▸ Task to carry out
Begin with the first line of the material and write out each line exactly, ending with the line that contains "plt.rcParams['font.family'] = ['Liberation". Pictures are not part of the copy.

───── Source material

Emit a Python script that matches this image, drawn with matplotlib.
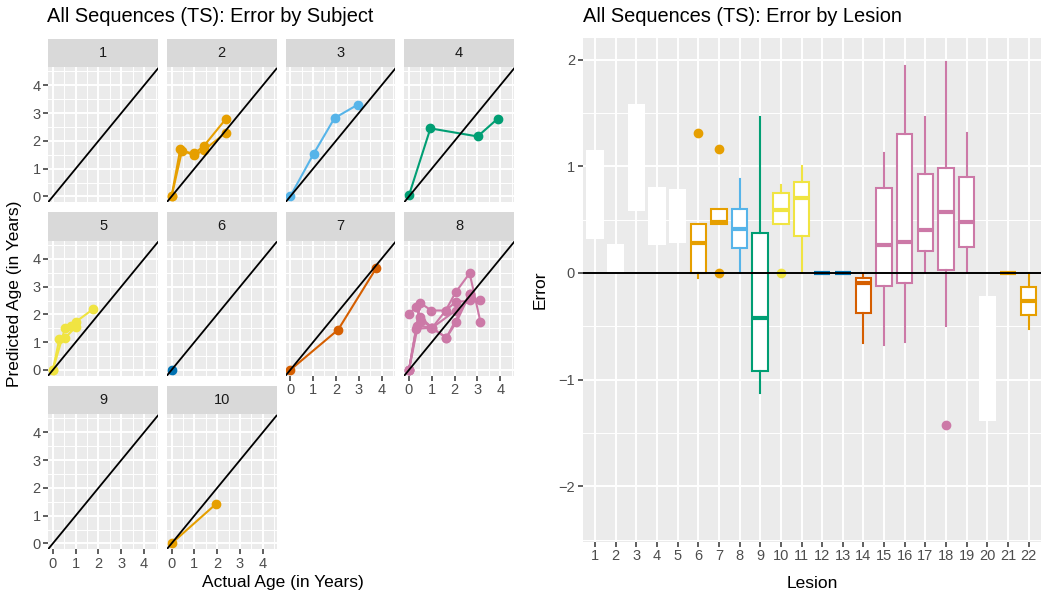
import matplotlib
matplotlib.use('Agg')
import matplotlib.pyplot as plt
from matplotlib.ticker import MultipleLocator

plt.rcParams['font.family'] = ['Liberation Sans', 'DejaVu Sans']

# ---- data: subject facets (one track per lesion) ----
subject_ids = [1, 2, 3, 4, 5, 6, 7, 8, 9, 10]
subject_colors = ['white', '#E69F00', '#56B4E9', '#009E73', '#F0E442',
                  '#0072B2', '#D55E00', '#CC79A7', 'white', '#E69F00']

track_subject = [2, 2, 3, 4, 5, 5, 6, 7, 8, 8, 8, 8, 8, 10]
track_actual = [
    [0, 0.38, 0.98, 1.42, 2.37],
    [0, 0.45, 1.00, 1.42, 2.37],
    [0, 1.02, 1.94, 2.97],
    [0, 0.94, 3.01, 3.89],
    [0, 0.28, 0.54, 1.02],
    [0, 0.54, 0.80, 1.02, 1.78],
    [0],
    [0, 2.10, 3.77],
    [0, 0.32, 0.98, 1.64, 2.08, 2.66],
    [0, 0.50, 0.98, 1.61, 2.05, 2.66, 3.13],
    [0, 0.47, 1.02, 1.61, 2.05, 3.13],
    [0, 0.29, 0.54, 1.64, 2.66],
    [0, 0.35, 1.02, 2.05, 2.66],
    [0, 1.96],
]
track_pred = [
    [0, 1.70, 1.48, 1.67, 2.29],
    [0, 1.62, 1.55, 1.82, 2.78],
    [0, 1.53, 2.82, 3.31],
    [0.04, 2.45, 2.16, 2.80],
    [0, 1.10, 1.16, 1.56],
    [0, 1.52, 1.59, 1.74, 2.20],
    [0],
    [0, 1.45, 3.67],
    [0, 1.48, 1.52, 1.16, 1.72, 2.73],
    [0, 2.41, 2.14, 2.14, 2.80, 3.48, 1.74],
    [0, 1.92, 1.52, 2.14, 2.45, 2.52],
    [2.00, 2.27, 1.78, 1.16, 2.73],
    [0, 1.60, 1.52, 2.14, 2.52],
    [0, 1.43],
]

# ---- data: error by lesion (box summaries) ----
lesions = list(range(1, 23))
lesion_colors = ['white'] * 5 + ['#E69F00', '#E69F00', '#56B4E9', '#009E73',
                 '#F0E442', '#F0E442', '#0072B2', '#0072B2', '#D55E00',
                 '#CC79A7', '#CC79A7', '#CC79A7', '#CC79A7', '#CC79A7',
                 'white', '#E69F00', '#E69F00']
lesion_q1 = [0.33, 0.0, 0.59, 0.27, 0.29, 0.0, 0.456, 0.23, -0.92, 0.456, 0.35,
             0, 0, -0.375, -0.12, -0.097, 0.21, 0.03, 0.24, -1.38, 0, -0.39]
lesion_med = [0.7, 0.13, 1.1, 0.5, 0.5, 0.28, 0.48, 0.41, -0.425, 0.59, 0.70,
              0, 0, -0.09, 0.26, 0.29, 0.40, 0.575, 0.475, -0.8, 0, -0.26]
lesion_q3 = [1.14, 0.26, 1.575, 0.8, 0.78, 0.456, 0.6, 0.6, 0.37, 0.75, 0.85,
             0, 0, -0.044, 0.8, 1.3, 0.93, 0.98, 0.9, -0.23, 0, -0.13]
lesion_whislo = [0.33, 0.0, 0.59, 0.27, 0.29, -0.05, 0.456, 0.0, -1.13, 0.456, 0.0,
                 0, 0, -0.66, -0.675, -0.65, 0.0, -0.5, 0.0, -1.38, 0, -0.525]
lesion_whishi = [1.14, 0.26, 1.575, 0.8, 0.78, 0.456, 0.6, 0.88, 1.46, 0.825, 1.0,
                 0, 0, 0.0, 1.12, 1.94, 1.46, 1.98, 1.31, -0.23, 0, 0.0]
lesion_outliers = [[], [], [], [], [], [1.31], [1.16, 0.0], [], [], [0.0], [],
                   [], [], [], [], [], [], [-1.43], [], [], [], []]

W, H = 1050, 605
fig = plt.figure(figsize=(W / 100, H / 100), dpi=100)


def px_axes(left, top, width, height):
    return fig.add_axes([left / W, 1 - (top + height) / H, width / W, height / H])


def gg_style(ax):
    ax.set_facecolor('#EBEBEB')
    for s in ax.spines.values():
        s.set_visible(False)
    ax.grid(True, which='major', color='white', lw=1.4)
    ax.grid(True, which='minor', color='white', lw=0.7)
    ax.set_axisbelow(True)
    ax.tick_params(which='major', length=3.5, width=1.1, color='#333333',
                   labelcolor='#4D4D4D', labelsize=10.5, pad=2)
    ax.tick_params(which='minor', length=0)


# ---- left: facets ----
col_left = [48.3, 167.0, 285.7, 404.4]
row_top = [39, 212.5, 386]
panel_w, strip_h, panel_h = 109.5, 28, 135

for i, subj in enumerate(subject_ids):
    r, c = divmod(i, 4)
    st = px_axes(col_left[c], row_top[r], panel_w, strip_h)
    st.set_facecolor('#D9D9D9')
    st.set_xticks([]); st.set_yticks([])
    for s in st.spines.values():
        s.set_visible(False)
    st.text(0.5, 0.5, str(subj), ha='center', va='center', fontsize=10.5,
            color='#1A1A1A', transform=st.transAxes)

    ax = px_axes(col_left[c], row_top[r] + strip_h, panel_w, panel_h)
    gg_style(ax)
    ax.set_xlim(-0.2, 4.6)
    ax.set_ylim(-0.2, 4.66)
    ax.xaxis.set_major_locator(MultipleLocator(1))
    ax.xaxis.set_minor_locator(MultipleLocator(0.5))
    ax.yaxis.set_major_locator(MultipleLocator(1))
    ax.yaxis.set_minor_locator(MultipleLocator(0.5))

    for ts, xs, ys in zip(track_subject, track_actual, track_pred):
        if ts == subj:
            ax.plot(xs, ys, color=subject_colors[i], lw=1.5, marker='o',
                    markersize=6, zorder=3)
    ax.axline((0, 0), slope=1, color='black', lw=1.3, zorder=4)

    show_y = c == 0
    below = i + 4
    show_x = below >= len(subject_ids)
    ax.tick_params(axis='y', left=show_y, labelleft=show_y)
    ax.tick_params(axis='x', bottom=show_x, labelbottom=show_x)

fig.text(47 / W, 1 - 17 / H, 'All Sequences (TS): Error by Subject',
         fontsize=14.4, va='center', ha='left', color='black')
fig.text(15 / W, 1 - 294 / H, 'Predicted Age (in Years)', rotation=90,
         fontsize=12.5, va='center', ha='center')
fig.text(283 / W, 1 - 583 / H, 'Actual Age (in Years)',
         fontsize=12.5, va='center', ha='center')

# ---- right: boxplots ----
ax = px_axes(582.7, 38.3, 458.3, 503.4)
gg_style(ax)
ax.set_xlim(0.4, 22.6)
ax.set_ylim(-2.52, 2.2)
ax.set_xticks(lesions)
ax.set_xticklabels([str(l) for l in lesions])
ax.yaxis.set_major_locator(MultipleLocator(1))
ax.set_yticks([-2.5, -1.5, -0.5, 0.5, 1.5], minor=True)
ax.grid(False, axis='x', which='minor')

for k, les in enumerate(lesions):
    col = lesion_colors[k]
    stats = [dict(med=lesion_med[k], q1=lesion_q1[k], q3=lesion_q3[k],
                  whislo=lesion_whislo[k], whishi=lesion_whishi[k],
                  fliers=lesion_outliers[k])]
    ax.bxp(stats, positions=[les], widths=0.75, patch_artist=True,
           showcaps=False, manage_ticks=False,
           boxprops=dict(facecolor='white', edgecolor=col, linewidth=1.5),
           whiskerprops=dict(color=col, linewidth=1.5),
           medianprops=dict(color=col, linewidth=3),
           flierprops=dict(marker='o', markerfacecolor=col, markeredgecolor=col,
                           markersize=6, linestyle='none'))
ax.axhline(0, color='black', lw=1.4, zorder=5)

fig.text(583 / W, 1 - 17 / H, 'All Sequences (TS): Error by Lesion',
         fontsize=14.4, va='center', ha='left', color='black')
fig.text(540 / W, 1 - 290 / H, 'Error', rotation=90,
         fontsize=12.5, va='center', ha='center')
fig.text(812 / W, 1 - 583 / H, 'Lesion', fontsize=12.5, va='center', ha='center')

fig.savefig('out.png', dpi=100)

──────────

▸ Full answer
Emit a Python script that matches this image, drawn with matplotlib.
import matplotlib
matplotlib.use('Agg')
import matplotlib.pyplot as plt
from matplotlib.ticker import MultipleLocator

plt.rcParams['font.family'] = ['Liberation Sans', 'DejaVu Sans']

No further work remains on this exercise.